* **Objective**:
Reproduce every record exactly as it appears, but not the pictures.

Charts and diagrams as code
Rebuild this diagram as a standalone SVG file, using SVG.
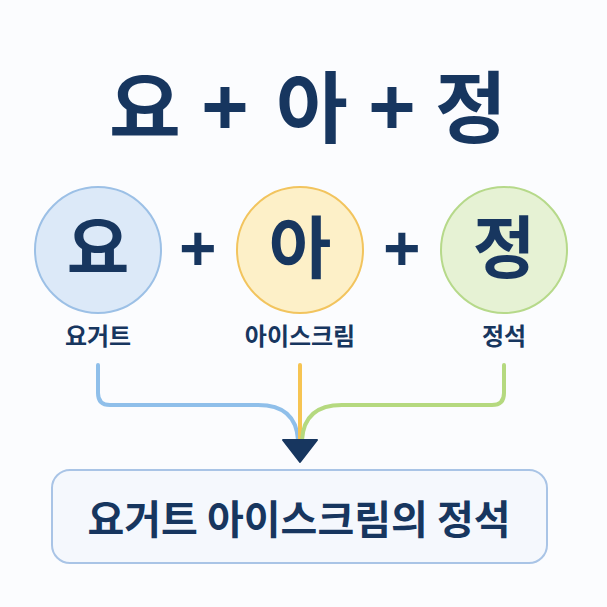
<svg xmlns="http://www.w3.org/2000/svg" width="607" height="607" viewBox="0 0 607 607">
  <style>
    .t { font-family: "Noto Sans CJK KR", "Noto Sans", sans-serif; font-weight: 700; fill: #17365f; text-anchor: middle; }
    .title { font-size: 78px; }
    .big { font-size: 68px; }
    .lbl { font-size: 24px; }
    .res { font-size: 40px; }
    .op { font-family: "Noto Sans", "DejaVu Sans", sans-serif; font-weight: 700; fill: #17365f; text-anchor: middle; }
    .conn { fill: none; stroke-width: 4; stroke-linecap: round; stroke-linejoin: round; }
  </style>
  <rect width="607" height="607" fill="#fbfcfe"/>

  <g id="title">
    <text class="t title" y="137"><tspan x="145">요</tspan><tspan class="op" x="225" font-size="84">+</tspan><tspan x="312">아</tspan><tspan class="op" x="392" font-size="84">+</tspan><tspan x="471">정</tspan></text>
  </g>

  <g id="connectors">
    <path class="conn" stroke="#8fbfea" d="M98,365 V393 Q98,405 110,405 H258 Q296,405 298,440"/>
    <path class="conn" stroke="#f6c453" d="M300,365 V440"/>
    <path class="conn" stroke="#b5d97f" d="M504,365 V393 Q504,405 492,405 H342 Q304,405 302,440"/>
    <path d="M283,440 L317,440 L300,462 Z" fill="#17365f" stroke="#17365f" stroke-width="2" stroke-linejoin="round"/>
  </g>

  <g id="node-yo">
    <circle cx="98" cy="250" r="63" fill="#dce9f8" stroke="#9cc0e6" stroke-width="2"/>
    <text class="t big" x="98" y="273">요</text>
    <text class="t lbl" x="98" y="345">요거트</text>
  </g>
  <g id="plus-1">
    <text class="op" x="198" y="272" font-size="66">+</text>
  </g>
  <g id="node-a">
    <circle cx="300" cy="250" r="63" fill="#fdf0c8" stroke="#f2c45e" stroke-width="2"/>
    <text class="t big" x="300" y="273">아</text>
    <text class="t lbl" x="300" y="345">아이스크림</text>
  </g>
  <g id="plus-2">
    <text class="op" x="402" y="272" font-size="66">+</text>
  </g>
  <g id="node-jeong">
    <circle cx="504" cy="250" r="63" fill="#e6f2d4" stroke="#b6d98a" stroke-width="2"/>
    <text class="t big" x="504" y="273">정</text>
    <text class="t lbl" x="504" y="345">정석</text>
  </g>

  <g id="result">
    <rect x="52" y="470" width="495" height="93" rx="18" fill="#f5f8fd" stroke="#a9c4e6" stroke-width="2"/>
    <text class="t res" x="299" y="534">요거트 아이스크림의 정석</text>
  </g>
</svg>
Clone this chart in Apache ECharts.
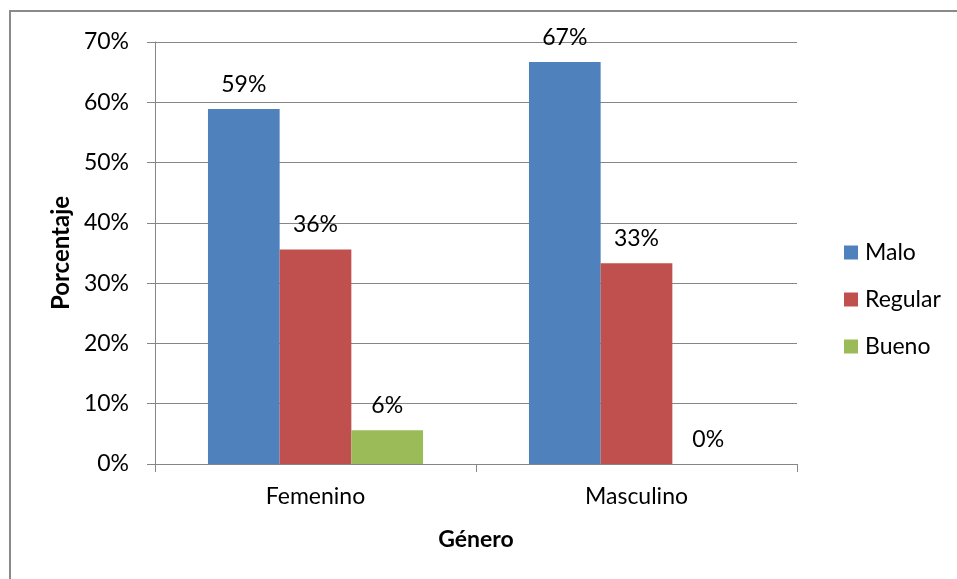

* **Exercise response**:
Rebuild this diagram as a standalone SVG file, using SVG.
<svg xmlns="http://www.w3.org/2000/svg" width="607" height="607" viewBox="0 0 607 607">
  <style>
    .t { font-family: "Noto Sans CJK KR", "Noto Sans", sans-serif; font-weight: 700; fill: #17365f; text-anchor: middle; }
    .title { font-size: 78px; }
    .big { font-size: 68px; }
    .lbl { font-size: 24px; }
    .res { font-size: 40px; }
    .op { font-family: "Noto Sans", "DejaVu Sans", sans-serif; font-weight: 700; fill: #17365f; text-anchor: middle; }
    .conn { fill: none; stroke-width: 4; stroke-linecap: round; stroke-linejoin: round; }
  </style>
  <rect width="607" height="607" fill="#fbfcfe"/>

  <g id="title">
    <text class="t title" y="137"><tspan x="145">요</tspan><tspan class="op" x="225" font-size="84">+</tspan><tspan x="312">아</tspan><tspan class="op" x="392" font-size="84">+</tspan><tspan x="471">정</tspan></text>
  </g>

  <g id="connectors">
    <path class="conn" stroke="#8fbfea" d="M98,365 V393 Q98,405 110,405 H258 Q296,405 298,440"/>
    <path class="conn" stroke="#f6c453" d="M300,365 V440"/>
    <path class="conn" stroke="#b5d97f" d="M504,365 V393 Q504,405 492,405 H342 Q304,405 302,440"/>
    <path d="M283,440 L317,440 L300,462 Z" fill="#17365f" stroke="#17365f" stroke-width="2" stroke-linejoin="round"/>
  </g>

  <g id="node-yo">
    <circle cx="98" cy="250" r="63" fill="#dce9f8" stroke="#9cc0e6" stroke-width="2"/>
    <text class="t big" x="98" y="273">요</text>
    <text class="t lbl" x="98" y="345">요거트</text>
  </g>
  <g id="plus-1">
    <text class="op" x="198" y="272" font-size="66">+</text>
  </g>
  <g id="node-a">
    <circle cx="300" cy="250" r="63" fill="#fdf0c8" stroke="#f2c45e" stroke-width="2"/>
    <text class="t big" x="300" y="273">아</text>
    <text class="t lbl" x="300" y="345">아이스크림</text>
  </g>
  <g id="plus-2">
    <text class="op" x="402" y="272" font-size="66">+</text>
  </g>
  <g id="node-jeong">
    <circle cx="504" cy="250" r="63" fill="#e6f2d4" stroke="#b6d98a" stroke-width="2"/>
    <text class="t big" x="504" y="273">정</text>
    <text class="t lbl" x="504" y="345">정석</text>
  </g>

  <g id="result">
    <rect x="52" y="470" width="495" height="93" rx="18" fill="#f5f8fd" stroke="#a9c4e6" stroke-width="2"/>
    <text class="t res" x="299" y="534">요거트 아이스크림의 정석</text>
  </g>
</svg>
Clone this chart in Apache ECharts.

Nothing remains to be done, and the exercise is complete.